» TASK DIRECTIONS
From the very first line of the data to the line containing "from bokeh.resources import INLINE", retype everything exactly, leaving the pictures behind.
***** STORED DATA *****
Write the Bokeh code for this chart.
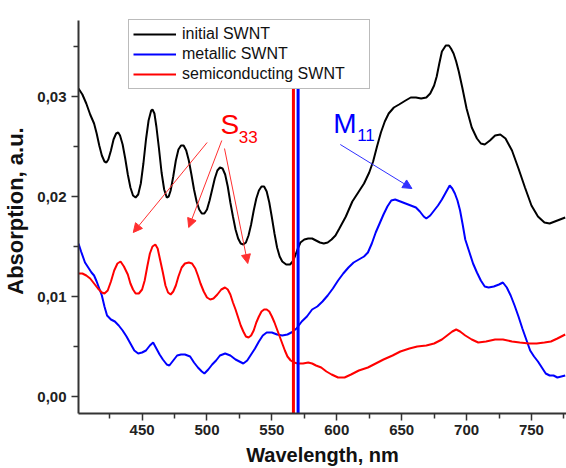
from bokeh.plotting import figure
from bokeh.models import (Legend, LegendItem, FixedTicker, CustomJSTickFormatter,
                          Arrow, NormalHead, ColumnDataSource, Range1d)
from bokeh.core.properties import value
from bokeh.embed import file_html
from bokeh.resources import INLINE

# ---------------- data ----------------
initial_x = [401, 404, 407, 410, 413, 415, 417, 419, 421, 422.5, 424, 426, 428, 430, 431.6, 433,
             435, 437, 439, 441, 443, 445, 447, 449, 451, 453, 455, 457, 458, 459.5, 461, 463,
             465, 467, 469, 470.5, 472, 474, 476, 478, 480, 482, 484, 486, 488, 490, 492, 494,
             496, 498, 500, 502, 504, 506, 508, 510, 512, 514, 516, 518, 520, 522, 524, 526,
             528, 530, 532, 534, 536, 538, 540, 542, 544, 546, 548, 550, 552, 554, 556, 558,
             561, 564, 566, 568, 570, 572, 575, 578, 581, 584, 587, 590, 593, 596, 599, 602,
             607, 612, 617, 621, 625, 628, 631, 634, 637, 640, 644, 648, 653, 657, 661, 665,
             669, 672, 675, 677, 679, 681, 684, 686.4, 688, 690, 692, 694, 696.7, 700, 704,
             708, 711, 714, 718, 722, 726, 730, 735, 740, 745, 750, 755, 760, 764, 768, 772,
             776]
initial_y = [0.0308, 0.0302, 0.0293, 0.0282, 0.0273, 0.0263, 0.0251, 0.0241, 0.0235, 0.0234,
             0.0237, 0.0246, 0.0257, 0.0263, 0.0264, 0.0261, 0.0252, 0.0238, 0.0222, 0.0209,
             0.0201, 0.0199, 0.0202, 0.0213, 0.0233, 0.0257, 0.0276, 0.0286, 0.0287, 0.0283,
             0.0270, 0.0248, 0.0224, 0.0207, 0.0199, 0.0200, 0.0206, 0.0220, 0.0236, 0.0247,
             0.0251, 0.0251, 0.0246, 0.0236, 0.0222, 0.0207, 0.0195, 0.0187, 0.0183, 0.0183,
             0.0187, 0.0196, 0.0207, 0.0218, 0.0226, 0.0229, 0.0228, 0.0222, 0.0210, 0.0194,
             0.0180, 0.0167, 0.0158, 0.0153, 0.0152, 0.0154, 0.0161, 0.0172, 0.0186, 0.0198,
             0.0206, 0.0210, 0.0210, 0.0205, 0.0194, 0.0179, 0.0163, 0.0149, 0.0140, 0.0135,
             0.0132, 0.0132, 0.0135, 0.0141, 0.0148, 0.0154, 0.0157, 0.0158, 0.0158, 0.0156,
             0.0154, 0.0153, 0.0154, 0.0157, 0.0161, 0.0168, 0.0180, 0.0195, 0.0205, 0.0213,
             0.0224, 0.0235, 0.0250, 0.0264, 0.0275, 0.0283, 0.0289, 0.0292, 0.0296, 0.0299,
             0.0299, 0.0298, 0.0299, 0.0303, 0.0311, 0.0320, 0.0333, 0.0345, 0.0351, 0.0351,
             0.0348, 0.0343, 0.0335, 0.0325, 0.0309, 0.0288, 0.0269, 0.0258, 0.0253, 0.0252,
             0.0256, 0.0261, 0.0262, 0.0258, 0.0246, 0.0228, 0.0209, 0.0191, 0.0180, 0.0174,
             0.0173, 0.0175, 0.0177, 0.0179]

metallic_x = [401, 403, 406, 408, 411, 413, 415, 417, 419, 421, 423, 426, 429, 432, 435, 438,
              441, 444, 447, 450, 453, 456, 458.5, 461, 463.5, 466, 469, 471, 474, 477, 480,
              483, 487, 490, 493, 496, 498, 501, 504, 507, 510, 514, 518, 522, 525, 528, 531,
              534, 537, 540, 543, 546, 550, 554, 558, 562, 565, 569, 573, 577, 581, 585, 589,
              593, 597, 601, 605, 609, 613, 617, 621, 624, 627, 630, 633, 636, 639, 642, 645,
              649, 653, 657, 661, 664, 667, 669, 672, 675, 678, 681, 684, 687, 689, 691, 693,
              695, 697, 699, 702, 705, 708, 711, 714, 717, 721, 725, 728, 731, 734, 737, 740,
              743, 746, 749, 752, 755, 758, 761, 764, 767, 770, 773, 776]
metallic_y = [0.0153, 0.0145, 0.0134, 0.0130, 0.0124, 0.0121, 0.0115, 0.0108, 0.0101, 0.0090,
              0.0081, 0.0077, 0.0075, 0.0071, 0.0066, 0.0060, 0.0053, 0.0046, 0.0043, 0.0044,
              0.0046, 0.0051, 0.0054, 0.0048, 0.0042, 0.0037, 0.0032, 0.0031, 0.0036, 0.0041,
              0.0042, 0.0042, 0.0040, 0.0034, 0.0029, 0.0025, 0.0023, 0.0027, 0.0032, 0.0036,
              0.0041, 0.0043, 0.0041, 0.0037, 0.0035, 0.0033, 0.0036, 0.0042, 0.0048, 0.0055,
              0.0061, 0.0064, 0.0064, 0.0062, 0.0061, 0.0062, 0.0064, 0.0068, 0.0075, 0.0080,
              0.0087, 0.0090, 0.0095, 0.0101, 0.0108, 0.0116, 0.0123, 0.0129, 0.0134, 0.0137,
              0.0140, 0.0144, 0.0153, 0.0164, 0.0173, 0.0182, 0.0190, 0.0196, 0.0197, 0.0195,
              0.0193, 0.0191, 0.0189, 0.0185, 0.0180, 0.0178, 0.0181, 0.0186, 0.0191, 0.0197,
              0.0204, 0.0211, 0.0208, 0.0203, 0.0196, 0.0186, 0.0172, 0.0157, 0.0145, 0.0133,
              0.0124, 0.0116, 0.0110, 0.0109, 0.0110, 0.0112, 0.0114, 0.0109, 0.0101, 0.0091,
              0.0080, 0.0068, 0.0057, 0.0046, 0.0040, 0.0035, 0.0029, 0.0023, 0.0021, 0.0021,
              0.0019, 0.0020, 0.0021]

semi_x = [401, 404, 407, 410, 413, 416, 419, 421, 423.5, 426, 428.5, 431, 433.4, 436, 439, 441,
          443, 445, 447.5, 450, 452, 454, 456, 458, 460.2, 462, 464, 466, 468, 470, 472, 474,
          476, 478, 480.5, 483, 486, 488.5, 491, 493, 495, 497.5, 500, 502.5, 505, 508, 511,
          513.9, 516, 518, 520, 522, 524, 526, 528, 530, 532, 534, 536, 538, 540, 542, 544,
          546, 548, 550, 552, 554, 556, 558, 560, 562, 564.5, 567, 570, 574, 578, 581, 584,
          588, 592, 596, 601, 606, 611, 617, 624, 630, 636, 643, 649, 656, 662, 669, 675, 681,
          685, 689, 692, 695, 699, 704, 709, 715, 722, 728, 735, 741, 748, 754, 760, 765, 770,
          776]
semi_y = [0.0123, 0.0123, 0.0121, 0.0118, 0.0113, 0.0108, 0.0104, 0.0103, 0.0106, 0.0115,
          0.0126, 0.0133, 0.0135, 0.0130, 0.0122, 0.0113, 0.0107, 0.0103, 0.0103, 0.0107,
          0.0116, 0.0130, 0.0143, 0.0150, 0.0152, 0.0148, 0.0136, 0.0124, 0.0111, 0.0104,
          0.0102, 0.0105, 0.0111, 0.0120, 0.0129, 0.0133, 0.0134, 0.0133, 0.0128, 0.0121,
          0.0113, 0.0105, 0.0099, 0.0097, 0.0098, 0.0102, 0.0107, 0.0109, 0.0107, 0.0102,
          0.0094, 0.0087, 0.0079, 0.0071, 0.0065, 0.0060, 0.0059, 0.0061, 0.0066, 0.0074,
          0.0080, 0.0085, 0.0087, 0.0087, 0.0085, 0.0080, 0.0074, 0.0067, 0.0060, 0.0053,
          0.0046, 0.0040, 0.0036, 0.0034, 0.0033, 0.0033, 0.0034, 0.0033, 0.0031, 0.0029,
          0.0025, 0.0022, 0.0019, 0.0019, 0.0022, 0.0026, 0.0029, 0.0033, 0.0037, 0.0041,
          0.0045, 0.0048, 0.0050, 0.0051, 0.0053, 0.0057, 0.0061, 0.0065, 0.0067, 0.0065,
          0.0061, 0.0057, 0.0054, 0.0055, 0.0057, 0.0057, 0.0055, 0.0054, 0.0053, 0.0053,
          0.0054, 0.0055, 0.0058, 0.0062]

series_labels = ["initial SWNT", "metallic SWNT", "semiconducting SWNT"]

x_ticks = [450, 500, 550, 600, 650, 700, 750]
x_minor_ticks = [425, 475, 525, 575, 625, 675, 725, 775]
y_ticks = [0.00, 0.01, 0.02, 0.03]
y_minor_ticks = [0.005, 0.015, 0.025, 0.035]

y_axis_bottom = -0.0017
y_axis_top = 0.0376

vline_semi = 566.6
vline_metal = 570.2

# S33 arrows (start -> end)
s_arrow_x0 = [500.1, 511.4, 513.5]
s_arrow_y0 = [0.0254, 0.0256, 0.0248]
s_arrow_x1 = [443.2, 485.9, 531.4]
s_arrow_y1 = [0.0164, 0.0169, 0.0133]
m_arrow_x0 = [602.7]
m_arrow_y0 = [0.0252]
m_arrow_x1 = [657.9]
m_arrow_y1 = [0.0208]

s_label = ("S", 510.5, 0.0272)
s_sub = ("33", 524.5, 0.0260)
m_label = ("M", 597.3, 0.0273)
m_sub = ("11", 615.7, 0.0262)

# ---------------- figure ----------------
FONT = "Liberation Sans"
# frame spans y = 8..413 px; the visible y-axis line stops at y_axis_top (y = 20 px)
p = figure(width=566, height=468, output_backend="svg", toolbar_location=None,
           x_range=Range1d(401, 777), y_range=Range1d(y_axis_bottom, 0.0388),
           min_border_left=76, min_border_right=0, min_border_top=8, min_border_bottom=55)
p.outline_line_color = None
p.xgrid.visible = False
p.ygrid.visible = False
p.background_fill_color = "white"
p.border_fill_color = "white"

r_init = p.line(initial_x, initial_y, line_color="black", line_width=2)
r_met = p.line(metallic_x, metallic_y, line_color="#0000ff", line_width=2)
r_semi = p.line(semi_x, semi_y, line_color="#ff0000", line_width=2)

p.segment(x0=[vline_semi], y0=[y_axis_bottom], x1=[vline_semi], y1=[y_axis_top],
          line_color="#ff0000", line_width=3)
p.segment(x0=[vline_metal], y0=[y_axis_bottom], x1=[vline_metal], y1=[y_axis_top],
          line_color="#0000ff", line_width=3)

s_src = ColumnDataSource(dict(x0=s_arrow_x0, y0=s_arrow_y0, x1=s_arrow_x1, y1=s_arrow_y1))
m_src = ColumnDataSource(dict(x0=m_arrow_x0, y0=m_arrow_y0, x1=m_arrow_x1, y1=m_arrow_y1))
p.add_layout(Arrow(source=s_src, x_start="x0", y_start="y0", x_end="x1", y_end="y1",
                   line_color="#ff3030", line_width=1,
                   end=NormalHead(size=9, fill_color="#ff3030", line_color="#ff3030", line_width=1)))
p.add_layout(Arrow(source=m_src, x_start="x0", y_start="y0", x_end="x1", y_end="y1",
                   line_color="#3030ff", line_width=1,
                   end=NormalHead(size=9, fill_color="#3030ff", line_color="#3030ff", line_width=1)))

for (t, x, y), size, col in [(s_label, "28px", "#ff0000"), (s_sub, "17px", "#ff0000"),
                             (m_label, "28px", "#0000ff"), (m_sub, "17px", "#0000ff")]:
    p.text(x=[x], y=[y], text=[t], text_font=value(FONT), text_font_size=size,
           text_color=col, text_align="left", text_baseline="alphabetic")

# axes
for ax in (p.xaxis[0], p.yaxis[0]):
    ax.axis_line_color = "#333333"
    ax.axis_line_width = 2
    ax.major_tick_line_color = "#333333"
    ax.minor_tick_line_color = "#333333"
    ax.major_tick_line_width = 1.5
    ax.minor_tick_line_width = 1.5
    ax.major_tick_out = 7
    ax.major_tick_in = 0
    ax.minor_tick_out = 5
    ax.minor_tick_in = 0
    ax.major_label_text_font = FONT
    ax.major_label_text_font_style = "bold"
    ax.major_label_text_font_size = "15px"
    ax.major_label_text_color = "#222222"
    ax.axis_label_text_font = FONT
    ax.axis_label_text_font_style = "bold"
    ax.axis_label_text_color = "#111111"

p.yaxis.bounds = (y_axis_bottom, y_axis_top)
p.xaxis.ticker = FixedTicker(ticks=x_ticks, minor_ticks=x_minor_ticks)
p.yaxis.ticker = FixedTicker(ticks=y_ticks, minor_ticks=y_minor_ticks)
p.yaxis.formatter = CustomJSTickFormatter(code="return tick.toFixed(2).replace('.', ',');")
p.xaxis.axis_label = "Wavelength, nm"
p.yaxis.axis_label = "Absorption, a.u."
p.xaxis.axis_label_text_font_size = "20px"
p.yaxis.axis_label_text_font_size = "22px"
p.xaxis.major_label_standoff = 4
p.xaxis.axis_label_standoff = 6
p.yaxis.major_label_standoff = 5
p.yaxis.axis_label_standoff = 6

legend = Legend(items=[LegendItem(label=series_labels[0], renderers=[r_init]),
                       LegendItem(label=series_labels[1], renderers=[r_met]),
                       LegendItem(label=series_labels[2], renderers=[r_semi])],
                location=(50, 324))
legend.label_text_font = FONT
legend.label_text_font_size = "16px"
legend.label_text_color = "#111111"
legend.glyph_width = 43
legend.glyph_height = 20
legend.label_height = 20
legend.spacing = 0
legend.padding = 4
legend.margin = 0
legend.label_standoff = 6
legend.label_width = 183
legend.border_line_color = "#777777"
legend.border_line_width = 1
legend.background_fill_color = "white"
legend.background_fill_alpha = 1
p.add_layout(legend)

open("out.html", "w").write(file_html(p, INLINE))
*****
» THE RESULT
Write the Bokeh code for this chart.
from bokeh.plotting import figure
from bokeh.models import (Legend, LegendItem, FixedTicker, CustomJSTickFormatter,
                          Arrow, NormalHead, ColumnDataSource, Range1d)
from bokeh.core.properties import value
from bokeh.embed import file_html
from bokeh.resources import INLINE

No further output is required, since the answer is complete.